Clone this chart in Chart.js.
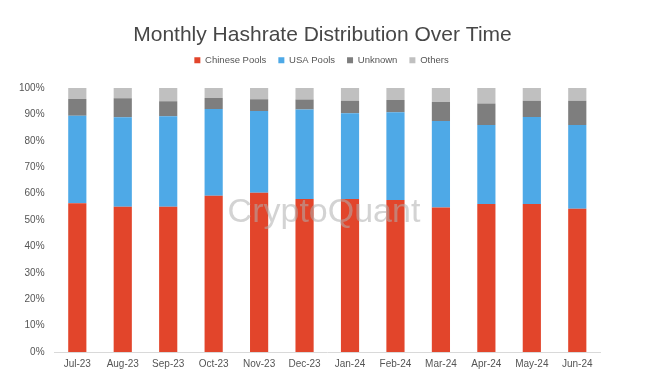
<!DOCTYPE html>
<html>
<head>
<meta charset="utf-8">
<script src="https://cdn.jsdelivr.net/npm/chart.js@4"></script>
<style>
  html, body { margin: 0; padding: 0; background: #fff; }
  #wrap { width: 648px; height: 380px; }
</style>
</head>
<body>
<div id="wrap"><canvas id="hashrate"></canvas></div>
<script>
var months = ["Jul-23", "Aug-23", "Sep-23", "Oct-23", "Nov-23", "Dec-23", "Jan-24", "Feb-24", "Mar-24", "Apr-24", "May-24", "Jun-24"];
var chinesePools = [56.3, 55.0, 55.0, 59.2, 60.3, 58.0, 58.0, 57.6, 54.7, 56.1, 56.1, 54.3];
var usaPools = [33.2, 33.9, 34.3, 32.8, 31.0, 33.9, 32.4, 33.2, 32.8, 29.9, 32.9, 31.7];
var unknown = [6.3, 7.2, 5.7, 4.2, 4.4, 3.7, 4.8, 4.7, 7.2, 8.1, 6.2, 9.2];
var others = [4.2, 3.9, 5.0, 3.8, 4.3, 4.4, 4.8, 4.5, 5.3, 5.9, 4.8, 4.8];

var FONT = '"Liberation Sans", Arial, sans-serif';

// faint watermark in the middle of the plot
var watermark = {
    id: 'watermark',
    afterDatasetsDraw: function(chart) {
        var c = chart.ctx;
        c.save();
        c.font = '34px ' + FONT;
        c.fillStyle = 'rgba(175,175,175,0.55)';
        c.textAlign = 'center';
        c.textBaseline = 'middle';
        c.fillText('CryptoQuant', chart.width / 2, 213);
        c.restore();
    }
};

// leave some room between the legend and the plot
var legendGap = {
    id: 'legendGap',
    beforeInit: function(chart) {
        var fit = chart.legend.fit;
        chart.legend.fit = function() {
            fit.bind(chart.legend)();
            this.height += 13;
        };
    },
    // title and legend are centred on the whole image, not on the padded box
    afterLayout: function(chart) {
        var t = chart.titleBlock, l = chart.legend;
        t.left += 18; t.right += 18; t.top += 2; t.bottom += 2;
        l.left += 17; l.right += 17;
    }
};

var ctx = document.getElementById('hashrate').getContext('2d');
var myChart = new Chart(ctx, {
    type: 'bar',
    data: {
        labels: months,
        datasets: [{
            label: 'Chinese Pools',
            data: chinesePools,
            backgroundColor: '#E2452B'},
          {
            label: 'USA Pools',
            data: usaPools,
            backgroundColor: '#4EA9E7'},
          {
            label: 'Unknown',
            data: unknown,
            backgroundColor: '#7E7E7E'},
          {
            label: 'Others',
            data: others,
            backgroundColor: '#C0C0C0'}
        ]
    },
    plugins: [legendGap, watermark],
    options: {
        responsive: true,
        maintainAspectRatio: false,
        animation: false,
        datasets: {
            bar: { barPercentage: 0.8, categoryPercentage: 0.5 }
        },
        layout: {
            padding: { left: 9, right: 48, top: 14, bottom: 4 }
        },
        plugins: {
            title: {
                display: true,
                text: 'Monthly Hashrate Distribution Over Time',
                color: '#474747',
                font: { size: 21, family: FONT, weight: 'normal', lineHeight: 1 },
                padding: { top: 8.5, bottom: 0 }
            },
            legend: {
                labels: {
                    boxWidth: 6,
                    boxHeight: 6,
                    color: '#555555',
                    padding: 12,
                    font: { size: 9.5, family: FONT }
                }
            },
            tooltip: { enabled: false }
        },
        scales: {
            x: {
                stacked: true,
                grid: { display: false, drawTicks: false },
                border: { color: '#D9D9D9' },
                ticks: {
                    color: '#555555',
                    padding: 6,
                    font: { size: 10, family: FONT }
                }
            },
            y: {
                stacked: true,
                min: 0,
                max: 100,
                grid: { display: false, drawTicks: false },
                border: { display: false },
                ticks: {
                    stepSize: 10,
                    color: '#555555',
                    padding: 10,
                    font: { size: 10, family: FONT },
                    callback: function(v) { return v + '%'; }
                }
            }
        }
    }
});
</script>
</body>
</html>
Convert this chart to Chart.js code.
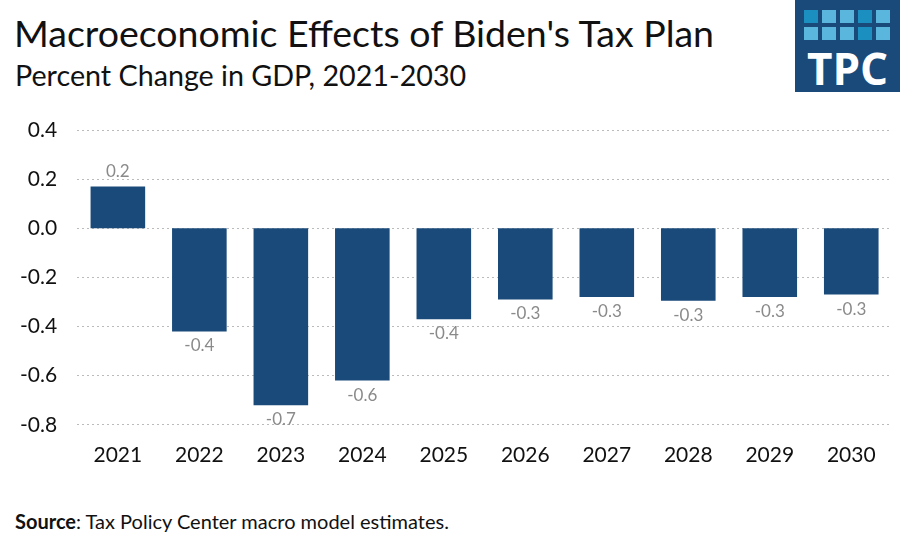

> Short task: Write the full listing out again with every line unchanged, but include no pictures.

> Complete response:
Clone this chart in Chart.js.
<!DOCTYPE html>
<html>
<head>
<meta charset="utf-8">
<script src="https://cdn.jsdelivr.net/npm/chart.js@4"></script>
<style>
  html, body { margin: 0; padding: 0; background: #fff; }
  #wrap { width: 648px; height: 380px; }
</style>
</head>
<body>
<div id="wrap"><canvas id="hashrate"></canvas></div>
<script>
var months = ["Jul-23", "Aug-23", "Sep-23", "Oct-23", "Nov-23", "Dec-23", "Jan-24", "Feb-24", "Mar-24", "Apr-24", "May-24", "Jun-24"];
var chinesePools = [56.3, 55.0, 55.0, 59.2, 60.3, 58.0, 58.0, 57.6, 54.7, 56.1, 56.1, 54.3];
var usaPools = [33.2, 33.9, 34.3, 32.8, 31.0, 33.9, 32.4, 33.2, 32.8, 29.9, 32.9, 31.7];
var unknown = [6.3, 7.2, 5.7, 4.2, 4.4, 3.7, 4.8, 4.7, 7.2, 8.1, 6.2, 9.2];
var others = [4.2, 3.9, 5.0, 3.8, 4.3, 4.4, 4.8, 4.5, 5.3, 5.9, 4.8, 4.8];

var FONT = '"Liberation Sans", Arial, sans-serif';

// faint watermark in the middle of the plot
var watermark = {
    id: 'watermark',
    afterDatasetsDraw: function(chart) {
        var c = chart.ctx;
        c.save();
        c.font = '34px ' + FONT;
        c.fillStyle = 'rgba(175,175,175,0.55)';
        c.textAlign = 'center';
        c.textBaseline = 'middle';
        c.fillText('CryptoQuant', chart.width / 2, 213);
        c.restore();
    }
};

// leave some room between the legend and the plot
var legendGap = {
    id: 'legendGap',
    beforeInit: function(chart) {
        var fit = chart.legend.fit;
        chart.legend.fit = function() {
            fit.bind(chart.legend)();
            this.height += 13;
        };
    },
    // title and legend are centred on the whole image, not on the padded box
    afterLayout: function(chart) {
        var t = chart.titleBlock, l = chart.legend;
        t.left += 18; t.right += 18; t.top += 2; t.bottom += 2;
        l.left += 17; l.right += 17;
    }
};

var ctx = document.getElementById('hashrate').getContext('2d');
var myChart = new Chart(ctx, {
    type: 'bar',
    data: {
        labels: months,
        datasets: [{
            label: 'Chinese Pools',
            data: chinesePools,
            backgroundColor: '#E2452B'},
          {
            label: 'USA Pools',
            data: usaPools,
            backgroundColor: '#4EA9E7'},
          {
            label: 'Unknown',
            data: unknown,
            backgroundColor: '#7E7E7E'},
          {
            label: 'Others',
            data: others,
            backgroundColor: '#C0C0C0'}
        ]
    },
    plugins: [legendGap, watermark],
    options: {
        responsive: true,
        maintainAspectRatio: false,
        animation: false,
        datasets: {
            bar: { barPercentage: 0.8, categoryPercentage: 0.5 }
        },
        layout: {
            padding: { left: 9, right: 48, top: 14, bottom: 4 }
        },
        plugins: {
            title: {
                display: true,
                text: 'Monthly Hashrate Distribution Over Time',
                color: '#474747',
                font: { size: 21, family: FONT, weight: 'normal', lineHeight: 1 },
                padding: { top: 8.5, bottom: 0 }
            },
            legend: {
                labels: {
                    boxWidth: 6,
                    boxHeight: 6,
                    color: '#555555',
                    padding: 12,
                    font: { size: 9.5, family: FONT }
                }
            },
            tooltip: { enabled: false }
        },
        scales: {
            x: {
                stacked: true,
                grid: { display: false, drawTicks: false },
                border: { color: '#D9D9D9' },
                ticks: {
                    color: '#555555',
                    padding: 6,
                    font: { size: 10, family: FONT }
                }
            },
            y: {
                stacked: true,
                min: 0,
                max: 100,
                grid: { display: false, drawTicks: false },
                border: { display: false },
                ticks: {
                    stepSize: 10,
                    color: '#555555',
                    padding: 10,
                    font: { size: 10, family: FONT },
                    callback: function(v) { return v + '%'; }
                }
            }
        }
    }
});
</script>
</body>
</html>
Convert this chart to Chart.js code.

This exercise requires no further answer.